Philippians 2 describes humility as thinking of ourselves with a "lowliness of mind" (see v. 3). Humility isn't thinking poorly about yourself—humility is not thinking about yourself. The secret to having joy, despite the difficult people around us, is humility.
When we put ourselves first, we suffer, but when we're focused on each other, we flourish. Philippians 2 puts it this way, "Let each esteem others better than himself. Let each of you look out not only for his own interests, but also for the interests of others" (see vv. 3-4).
This isn't an easy practice; it goes against our human nature. So how do we do it? When we approach people with our own baggage and sin in mind, we approach them with esteem and respect.
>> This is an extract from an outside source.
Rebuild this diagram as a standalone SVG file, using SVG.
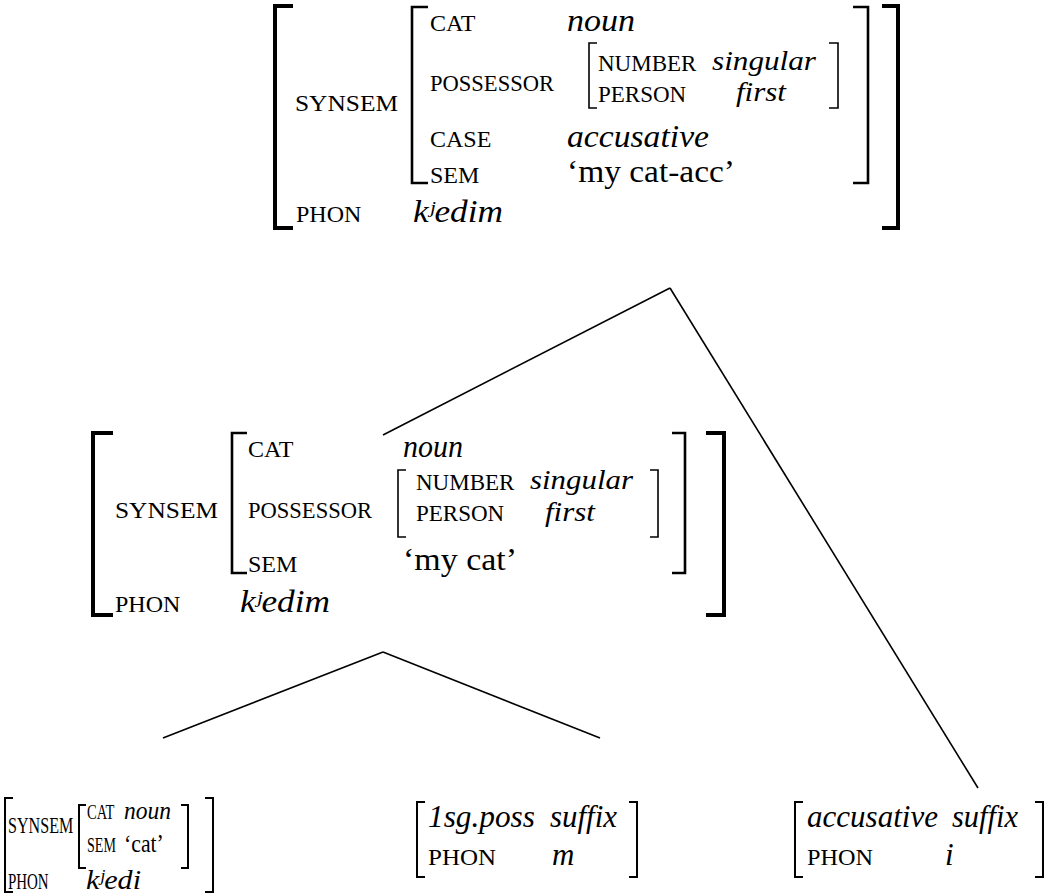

As Paul wrote, "I am the least of the apostles, who am not worthy to be called an apostle, because I persecuted the church of God" (1 Corinthians 15:9). He approached others carrying what he knew about himself, and that deflated him.
Because you belong to Christ, you should be humble with others. You're in Christ Jesus. He loves you. He forgave you. He washed your sins away. Practice humility, and esteem others the way He esteems you.
So, what difference has Jesus' love for you made in your life? Has He made you more loving? More giving?
From now on, make this the basis of your relationships: Accept others because Jesus has accepted you.